Tuesday, October 20, 2009

The Philanthropy of Financiers: excerpt 5

free trade agreements are the outward sign of this globalizing order - NAFTA cements, and promotes, the integration of Mexican subsidiaries into the production networks of US Multinational Corporations (MNCs) - soon, Chile and Argentina are to join the NAFTA orbit - at the same time, Clintonites are promoting integration to the west; the Asia-Pacific Economic Cooperation (APEC) forum, whose summit Clinton attended in Seattle, isn't much now, but free trade promoters would like to see APEC become a Pacific Rim NAFTA - and of course a deal in the GATT world trade talks would generalize an expanded free-trade regime to whole new industries and to nearly the whole world.

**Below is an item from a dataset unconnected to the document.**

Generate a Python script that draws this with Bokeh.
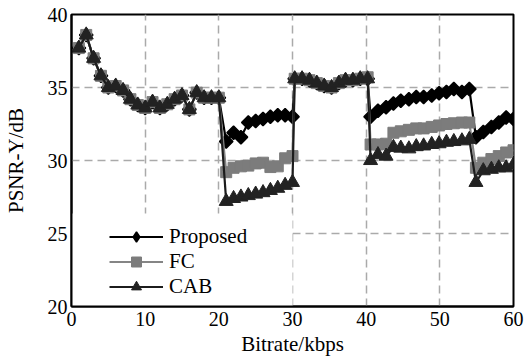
import numpy as np
from bokeh.plotting import figure
from bokeh.models import BoxAnnotation, FixedTicker, Legend, LegendItem
from bokeh.embed import file_html
from bokeh.resources import INLINE

# ---- data ----
bitrate_kbps = [
    1, 2, 3, 4, 5, 6, 7, 8, 9, 10, 11, 12, 13, 14, 15, 16, 17, 18, 19, 20,
    21, 22, 23, 24, 25, 26, 27, 28, 29, 30,
    30.3, 31.3, 32.3, 33.3, 34.3, 35.3, 36.3, 37.2, 38.2, 39.2, 40.2,
    40.6, 41.6, 42.7, 43.7, 44.7, 45.8, 46.8, 47.8, 48.9, 49.9, 50.9, 51.9, 53.0, 54.0,
    54.9, 55.9, 57.0, 58.0, 59.0, 60.0,
]
psnr_proposed = [
    37.7, 38.6, 37.0, 35.8, 35.0, 35.1, 34.8, 34.2, 33.8, 33.6, 34.0, 33.6, 33.85, 34.2, 34.45, 33.5, 34.65, 34.3, 34.3, 34.3,
    31.3, 31.9, 31.6, 32.6, 32.7, 32.85, 33.0, 33.1, 33.1, 33.0,
    35.6, 35.6, 35.5, 35.3, 35.1, 35.0, 35.3, 35.5, 35.5, 35.6, 35.6,
    33.0, 33.4, 33.65, 33.9, 34.1, 34.2, 34.35, 34.35, 34.45, 34.6, 34.7, 34.9, 34.7, 34.9,
    31.6, 31.95, 32.3, 32.6, 32.95, 32.85,
]
psnr_fc = [
    37.7, 38.6, 37.0, 35.8, 35.0, 35.1, 34.8, 34.2, 33.8, 33.6, 34.0, 33.6, 33.85, 34.2, 34.45, 33.5, 34.65, 34.3, 34.3, 34.3,
    29.2, 29.5, 29.6, 29.65, 29.8, 29.85, 29.55, 29.6, 30.15, 30.3,
    35.6, 35.6, 35.5, 35.3, 35.1, 35.0, 35.3, 35.5, 35.5, 35.6, 35.7,
    31.1, 31.1, 31.15, 31.9, 32.0, 32.1, 32.2, 32.2, 32.3, 32.4, 32.5, 32.55, 32.6, 32.6,
    29.5, 29.85, 30.1, 30.3, 30.55, 30.7,
]
psnr_cab = [
    37.7, 38.6, 37.0, 35.8, 35.0, 35.1, 34.8, 34.2, 33.8, 33.6, 34.0, 33.6, 33.85, 34.2, 34.45, 33.5, 34.65, 34.3, 34.3, 34.3,
    27.2, 27.4, 27.5, 27.6, 27.7, 27.8, 27.95, 28.1, 28.3, 28.5,
    35.6, 35.6, 35.5, 35.3, 35.1, 35.0, 35.3, 35.5, 35.5, 35.6, 35.6,
    30.0, 30.4, 30.3, 30.9, 30.85, 30.8, 30.95, 31.0, 31.1, 31.15, 31.25, 31.3, 31.35, 31.45,
    28.5, 29.3, 29.4, 29.5, 29.5, 29.7,
]
series_labels = ["Proposed", "FC", "CAB"]
x_ticks = [0, 10, 20, 30, 40, 50, 60]
y_ticks = [20, 25, 30, 35, 40]

FONT = "Liberation Serif"

p = figure(width=525, height=359, x_range=(0, 60), y_range=(20, 40),
           output_backend="svg", toolbar_location=None,
           min_border_left=71, min_border_right=12, min_border_top=14, min_border_bottom=53)
p.background_fill_color = "white"
p.border_fill_color = "white"
p.outline_line_color = "black"
p.outline_line_width = 2

p.xaxis.ticker = FixedTicker(ticks=x_ticks)
p.yaxis.ticker = FixedTicker(ticks=y_ticks)
p.xgrid.ticker = FixedTicker(ticks=x_ticks)
p.ygrid.ticker = FixedTicker(ticks=y_ticks)
p.grid.grid_line_color = "#aaaaaa"
p.grid.grid_line_dash = "8 5"
p.grid.grid_line_width = 1.5

for ax in (p.xaxis, p.yaxis):
    ax.axis_line_color = "black"
    ax.axis_line_width = 2
    ax.major_tick_in = 0
    ax.major_tick_out = 0
    ax.major_tick_line_color = None
    ax.minor_tick_line_color = None
    ax.major_label_text_font = FONT
    ax.major_label_text_font_size = "20px"
    ax.major_label_text_color = "black"
    ax.axis_label_text_font = FONT
    ax.axis_label_text_font_size = "21px"
    ax.axis_label_text_font_style = "normal"
    ax.axis_label_text_color = "black"

p.xaxis.axis_label = "Bitrate/kbps"
p.yaxis.axis_label = "PSNR-Y/dB"
p.xaxis.major_label_standoff = 5
p.xaxis.axis_label_standoff = 3
p.yaxis.major_label_standoff = 4
p.yaxis.axis_label_standoff = 17

# white area behind the legend (hides grid there)
p.add_layout(BoxAnnotation(left=0, right=30, bottom=20, top=26.37,
                           fill_color="white", fill_alpha=1.0, line_color=None,
                           level="underlay"))

pl = p.line(bitrate_kbps, psnr_proposed, line_color="black", line_width=2.2)
pm = p.scatter(bitrate_kbps, psnr_proposed, marker="square", angle=np.pi / 4, size=9.5,
               fill_color="black", line_color="black", line_width=1.5)
pd = p.scatter(bitrate_kbps, psnr_proposed, marker="diamond", size=12,
               fill_color="black", line_color="black", line_width=1.5, visible=False)
fl = p.line(bitrate_kbps, psnr_fc, line_color="#858585", line_width=2.2)
fm = p.scatter(bitrate_kbps, psnr_fc, marker="square", size=11,
               fill_color="#7c7c7c", line_color="#7c7c7c", line_width=1)
cl = p.line(bitrate_kbps, psnr_cab, line_color="#1c1c1c", line_width=2.2)
cm = p.scatter(bitrate_kbps, psnr_cab, marker="triangle", size=14,
               fill_color="#222222", line_color="#222222", line_width=1)

legend = Legend(items=[
    LegendItem(label=series_labels[0], renderers=[pl, pd]),
    LegendItem(label=series_labels[1], renderers=[fl, fm]),
    LegendItem(label=series_labels[2], renderers=[cl, cm]),
], location=(38, 7))
legend.background_fill_alpha = 0
legend.border_line_color = None
legend.padding = 0
legend.margin = 0
legend.glyph_width = 54
legend.glyph_height = 25
legend.spacing = 0
legend.label_standoff = 6
legend.label_text_font = FONT
legend.label_text_font_size = "21px"
legend.label_text_color = "black"
p.add_layout(legend)

open("out.html", "w").write(file_html(p, INLINE))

to what end? - the argument for free trade has hardly changed, except for a pseudo-scientific overlay of mathematics, since David Ricardo laid it out in 1817 - Ricardo, like generations of model-building economists after him, imagined a two-commodity, two-country world in which Britain was the most efficient producer of cloth (the high-tech product of its day) and Portugal, of wine - Ricardo argued that the welfare of both countries would be maximized if Britain concentrated on making cloth and imported its wine from Portugal and vice versa - for Britain to try to make wine would be a waste of time and money, as would Portugal's attempts to make cloth - but few commodities are like wine, which is best produced only in certain regions - Portugal's lack of access to British weaving equipment, however, had nothing to do with geography; advanced countries guard their technological dominance fiercely.